1.Pertumbuhan ekonomi yang masih di bawah rata rata nasional dan Sumatera.
2.Tingkat kemiskinan yang masih sangat tinggi. Yakni, sebesar 10,62 persen menempatkan Lampung pada posisi ke-3 terendah di Sumatera. Hanya di atas Aceh dan Bengkulu.
Dan berada pada posisi ke-23 dari 38 provinsi di Indonesia.
3.Rendahnya Indeks Prestasi Manusia (IPM), yakni hanya 73,13 persen. Terendah dI Sumatera.
Melihat angka kemiskinan yang masih tinggi dan rendahnya IPM, RMD mengambil kebijakan bahwa pertumbuhan ekonomi Lampung harus berkualitas. Sehinga juga mampu menjawab 2 masalah pokok itu.
Kebijakan itu jelas terlihat dari visi kebijakan ekonomi RMD-Jihan. Yakni, pertumbuhan inklusif, mandiri dan inovatif.
Kata inklusif secara tegas mensyaratkan agar pertumbuhan ekonomi itu harus dihasilkan oleh sektor yang melibatkan banyak pihak. Jadi tidak semata digerakan oleh korporasi besar.
Kata mandiri itu bermakna mengurangi ketergantungan dari impor. Juga dari daerah lain dalam produk, SDM dan lainnya.

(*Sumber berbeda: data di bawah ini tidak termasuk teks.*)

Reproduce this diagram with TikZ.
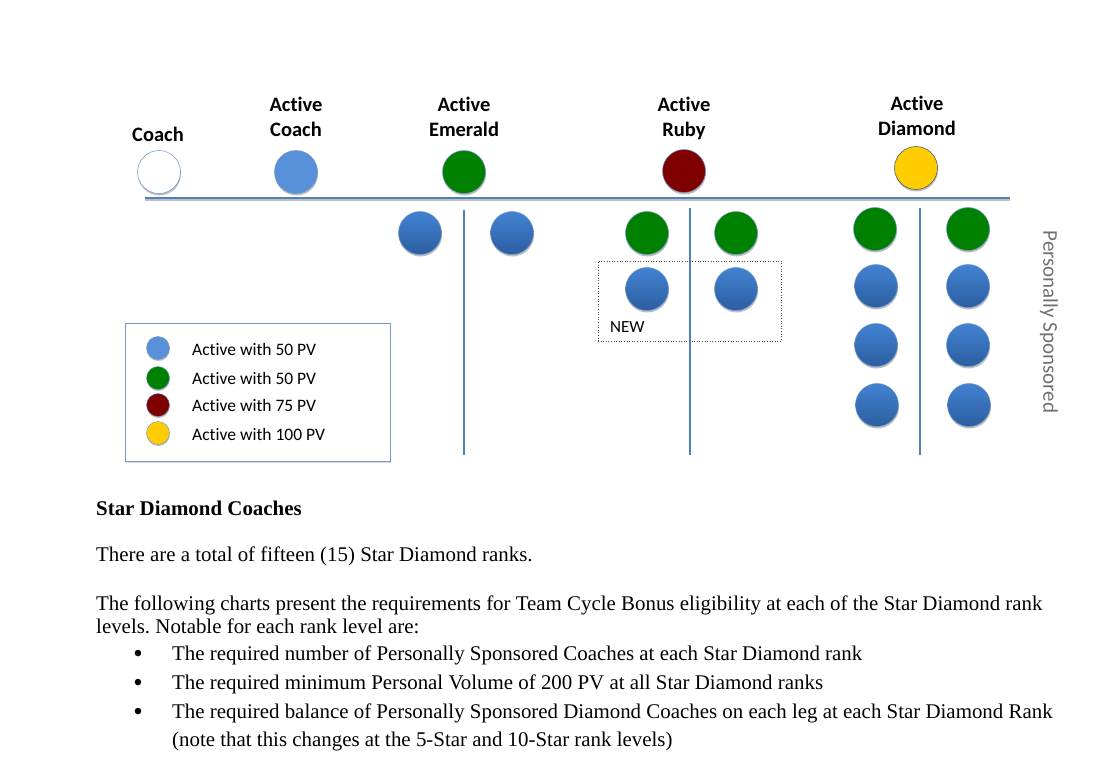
\documentclass[tikz,border=0pt]{standalone}
\usepackage{fontspec}
\setmainfont{Liberation Serif}
\newfontfamily\calfont[Ligatures=NoCommon]{Carlito}
\usetikzlibrary{shadows}
\definecolor{lineblue}{HTML}{4F81BD}
\definecolor{lightblue}{HTML}{5990DA}
\definecolor{emerald}{HTML}{008000}
\definecolor{ruby}{HTML}{7F0000}
\definecolor{gold}{HTML}{FFCC00}
\definecolor{bluetop}{HTML}{4282D2}
\definecolor{bluebot}{HTML}{2C5EA0}
\definecolor{sidegray}{HTML}{707070}
\tikzset{
  dot/.style={circle, minimum size=43pt, inner sep=0pt, draw=lineblue!85, line width=0.5pt,
    drop shadow={shadow xshift=0.5pt, shadow yshift=-2pt, opacity=0.25, fill=black}},
  bluedot/.style={dot, top color=bluetop, bottom color=bluebot},
  greendot/.style={dot, fill=emerald},
  ldot/.style={circle, minimum size=23pt, inner sep=0pt, draw=lineblue!85, line width=0.4pt,
    drop shadow={shadow xshift=0.3pt, shadow yshift=-1.5pt, opacity=0.25, fill=black}},
  ranklabel/.style={font=\calfont\bfseries\fontsize{20.5}{25}\selectfont, align=center, inner sep=0pt},
  legtext/.style={font=\calfont\fontsize{17.5}{20}\selectfont, anchor=west, inner sep=0pt},
  bar/.style={draw=lineblue, line width=2.6pt},
  vbar/.style={draw=lineblue, line width=2.4pt},
  body/.style={font=\frenchspacing\fontsize{20.9}{25}\selectfont, anchor=base west, inner sep=0pt},
  bulletmark/.style={font=\fontsize{27}{30}\selectfont, anchor=base, inner sep=0pt},
}
\begin{document}
\begin{tikzpicture}[x=1pt,y=-1pt]
\useasboundingbox (0,0) rectangle (1110,761);
% main bar
\coordinate (hl) at (145,198);
\coordinate (hr) at (1010,198);
\draw[line width=2.6pt, draw=black!25] ([yshift=-1.5pt]hl) -- ([yshift=-1.5pt]hr);
\draw[bar] (hl) -- (hr);
% vertical legs
\coordinate (e1) at (464,210); \coordinate (e2) at (464,455);
\coordinate (r1) at (690,208); \coordinate (r2) at (690,455);
\coordinate (d1) at (920,208); \coordinate (d2) at (920,455);
\draw[vbar] (e1) -- (e2);
\draw[vbar] (r1) -- (r2);
\draw[vbar] (d1) -- (d2);
% rank circles
\node[dot, fill=white, drop shadow={opacity=0}] (coach) at (159,172) {};
\node[dot, fill=lightblue] (acoach) at (296,172) {};
\node[dot, fill=emerald] (aemerald) at (464,172) {};
\node[dot, fill=ruby] (aruby) at (684,171) {};
\node[dot, fill=gold, draw=black!40!lineblue] (adiamond) at (916,168) {};
% rank labels
\node[ranklabel] (lcoach) at (158,134) {Coach};
\node[ranklabel] (lacoach) at (296,116.5) {Active\\Coach};
\node[ranklabel] (laemerald) at (464,116.5) {Active\\Emerald};
\node[ranklabel] (laruby) at (684,118.5) {Active\\Ruby};
\node[ranklabel] (ladiamond) at (917,115.5) {Active\\Diamond};
% emerald legs
\node[bluedot] (em1) at (420,233) {};
\node[bluedot] (em2) at (512,233) {};
% ruby legs
\node[greendot] (ru1) at (647,233) {};
\node[greendot] (ru2) at (736,233) {};
\node[draw=black!70, dotted, line width=0.6pt, minimum width=183pt, minimum height=80pt, inner sep=0pt] (newbox) at (689.5,301) {};
\node[bluedot] (ru3) at (647,289) {};
\node[bluedot] (ru4) at (736,289) {};
\node[font=\calfont\fontsize{17}{19}\selectfont, anchor=west, inner sep=0pt] (newlbl) at (610,327) {NEW};
% diamond legs
\node[greendot] (di1) at (875,229) {};
\node[greendot] (di2) at (968,229) {};
\node[bluedot] (di3) at (876,286) {};
\node[bluedot] (di4) at (968,286) {};
\node[bluedot] (di5) at (876,345) {};
\node[bluedot] (di6) at (968,345) {};
\node[bluedot] (di7) at (877,405) {};
\node[bluedot] (di8) at (969,405) {};
% side label
\node[font=\calfont\fontsize{21}{24}\selectfont, text=sidegray, rotate=-90, inner sep=0pt] (ps) at (1049,322) {Personally Sponsored};
% legend
\node[draw=lineblue!80, line width=0.8pt, minimum width=265pt, minimum height=138pt, inner sep=0pt,
  drop shadow={shadow xshift=1pt, shadow yshift=-1.5pt, opacity=0.15, fill=black}, fill=white] (legend) at (257.5,392) {};
\node[ldot, fill=lightblue] (lg1) at (158,348) {};
\node[ldot, fill=emerald] (lg2) at (158,378) {};
\node[ldot, fill=ruby] (lg3) at (158,405) {};
\node[ldot, fill=gold] (lg4) at (158,433) {};
\node[legtext] (lt1) at (192,349) {Active with 50 PV};
\node[legtext] (lt2) at (192,378) {Active with 50 PV};
\node[legtext] (lt3) at (192,405) {Active with 75 PV};
\node[legtext] (lt4) at (192,434) {Active with 100 PV};
% body text
\node[body, font=\bfseries\frenchspacing\fontsize{20.9}{25}\selectfont] (h1) at (96,515.5) {Star Diamond Coaches};
\node[body] (t1) at (96,561.5) {There are a total of fifteen (15) Star Diamond ranks.};
\node[body] (t2) at (96,610.5) {The following charts present the requirements for Team Cycle Bonus eligibility at each of the Star Diamond rank};
\node[body] (t3) at (96,633.5) {levels. Notable for each rank level are:};
\node[bulletmark] (b1) at (138,662) {•};
\node[bulletmark] (b2) at (138,691) {•};
\node[bulletmark] (b3) at (138,720) {•};
\node[body] (t4) at (172,660.5) {The required number of Personally Sponsored Coaches at each Star Diamond rank};
\node[body] (t5) at (172,689.5) {The required minimum Personal Volume of 200 PV at all Star Diamond ranks};
\node[body] (t6) at (172,718.5) {The required balance of Personally Sponsored Diamond Coaches on each leg at each Star Diamond Rank};
\node[body] (t7) at (172,746.5) {(note that this changes at the 5-Star and 10-Star rank levels)};
\end{tikzpicture}
\end{document}
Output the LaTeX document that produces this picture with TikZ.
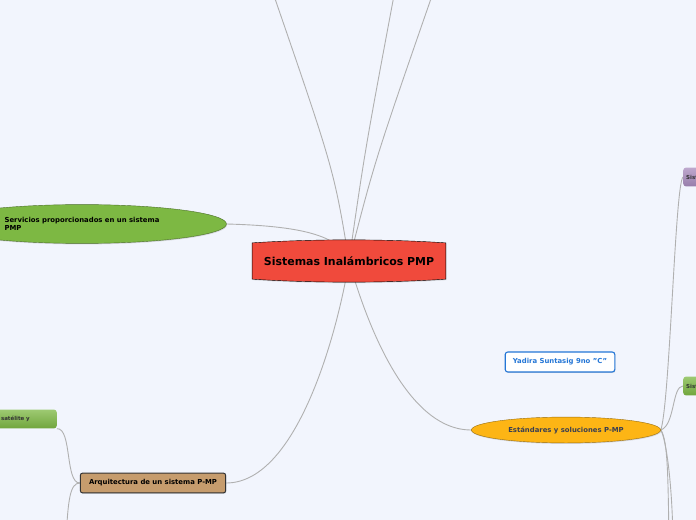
\documentclass[tikz,border=0pt]{standalone}
\usepackage{fontspec}
\setmainfont{DejaVu Sans}
\usetikzlibrary{shapes.geometric, shadows, backgrounds}
\definecolor{cbg}{HTML}{F2F5FD}
\definecolor{clink}{HTML}{B0B0B0}
\definecolor{cred}{HTML}{F04A3C}
\definecolor{cgreen}{HTML}{7DB843}
\definecolor{corange}{HTML}{FDB515}
\definecolor{cbrown}{HTML}{C69C6D}
\definecolor{cblue}{HTML}{2476D6}
\definecolor{cpurple}{HTML}{A88BBD}
\definecolor{cleaf}{HTML}{7DB843}
\definecolor{cink}{HTML}{3A3F52}
\pgfdeclarelayer{edges}
\pgfdeclarelayer{shapes}
\pgfsetlayers{background,edges,shapes,main}
\tikzset{
  every picture/.style={line width=0.8pt},
  small/.style={font=\fontsize{6.9}{8}\selectfont\bfseries},
  link/.style={draw=clink, line width=0.9pt},
  soft/.style={drop shadow={opacity=0.25, shadow xshift=0.6pt, shadow yshift=-1pt}},
  hub/.style={font=\fontsize{11}{13}\selectfont\bfseries, minimum width=194, minimum height=36, inner sep=0pt},
  oval/.style={ellipse, draw=#1!60!black, fill=#1, soft, inner sep=0pt, small},
  tag/.style={rectangle, rounded corners=2.5pt, draw=#1!55!black, fill=#1, soft, inner sep=0pt, small},
  leaf/.style={rectangle, rounded corners=3pt, top color=#1!75!white, bottom color=#1!90!black, draw=none,
    inner sep=0pt, minimum height=19, font=\fontsize{5.5}{6.5}\selectfont\bfseries, text=black!80},
}

\begin{document}
\begin{tikzpicture}[x=1bp, y=-1bp]
  \useasboundingbox (0,0) rectangle (696,520);
  \begin{pgfonlayer}{background}
    \fill[cbg] (0,0) rectangle (696,520);
  \end{pgfonlayer}
  % central topic
  \node[hub] (hub) at (349,261) {Sistemas Inalámbricos PMP};
  \begin{pgfonlayer}{shapes}
    \draw[fill=cred, draw=black, soft] (hub.north west) .. controls +(60,-4) and +(-60,-4) .. (hub.north east)
      -- (hub.south east) .. controls +(-60,4) and +(60,4) .. (hub.south west) -- cycle;
  \end{pgfonlayer}
  % branches
  \node[oval=cgreen, minimum width=290, minimum height=39, align=left] (servicios) at (82,224)
    {Servicios proporcionados en un sistema\\PMP};
  \node[oval=corange, minimum width=190, minimum height=26, text=cink] (estandares) at (566,430)
    {Estándares y soluciones P-MP};
  \node[tag=cbrown, draw=black!80, line width=1pt, minimum width=146, minimum height=20] (arquitectura) at (153,483)
    {Arquitectura de un sistema P-MP};
  \node[tag=white, draw=cblue, line width=1.1pt, text=cblue, minimum width=110, minimum height=20] (autor) at (560,362)
    {Yadira Suntasig 9no "C"};
  % sub topics cut by the border
  \node[leaf=cleaf, anchor=east, minimum width=69, text width=65, align=left] (satelite) at (57,419)
    {vía satélite y};
  \node[leaf=cpurple, anchor=west, minimum width=40, text width=34, align=left] (sisA) at (683,177) {Sistemas};
  \node[leaf=cleaf, anchor=west, minimum width=40, text width=34, align=left] (sisB) at (683,386) {Sistemas};
  \coordinate (upA) at (272,-10);
  \coordinate (upB) at (395,-10);
  \coordinate (upC) at (434,-10);
  \coordinate (downA) at (66,540);
  \coordinate (downB) at (669,540);
  \coordinate (downC) at (673,540);
  \begin{pgfonlayer}{edges}
    \draw[link] (hub.center) .. controls (334,170) .. (upA);
    \draw[link] (hub.center) .. controls (365,150) .. (upB);
    \draw[link] (hub.center) .. controls (375,160) .. (upC);
    \draw[link] (servicios.east) .. controls (300,226) and (340,235) .. (hub.center);
    \draw[link] (estandares.west) .. controls (400,430) and (360,300) .. (hub.center);
    \draw[link] (arquitectura.east) .. controls (300,483) and (340,320) .. (hub.center);
    \draw[link] (satelite.south east) .. controls (72,428) and (65,483) .. (arquitectura.west);
    \draw[link] (arquitectura.west) .. controls (70,483) and (68,500) .. (downA);
    \draw[link] (estandares.east) .. controls (670,400) and (675,185) .. (sisA.west);
    \draw[link] (estandares.east) .. controls (675,425) and (672,386) .. (sisB.west);
    \draw[link] (estandares.east) .. controls (668,440) and (668,480) .. (downB);
    \draw[link] (estandares.east) .. controls (666,440) and (672,480) .. (downC);
  \end{pgfonlayer}
\end{tikzpicture}
\end{document}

Dan itu dilakukan dengan cara melakukan inovasi. Sehingga menghasilkan nilai tambah dan berdaya saing yang dirasakan dan dinikmati oleh semua pihak dan kalangan masyarakat.
Karenanya sangat beralasan jika RMD menyasar pada sektor pertanian. Sebab, lebih dari 70 persen masyarakat Lampung berada di pedesan dan bergerak di bidang pertanian.
Desa dijadikan subyek pembangunan dan penggerak pertumbuhan ekonomi. Sehingga menjawab 3 masalah pokok yang dihadapi Lampung.
1.Pertumbuhan ekonomi meningkat dan tercapai pemerataan.
2.Tingkat kemiskinan menurun karena selama ini desa menjadi kantong kemiskinan.
3.IPM dapat meningkat karena kapasitas dan kualitas SDM meningkat. Taraf kesejahteraan masyarakat desa meningkat dan pendapatan masyarakat desa juga meningkat.
Atas dasar itulah akhirnya RMD-Jihan merumuskan program Desaku Maju. Program terpadu yang melibatkan banyak pihak.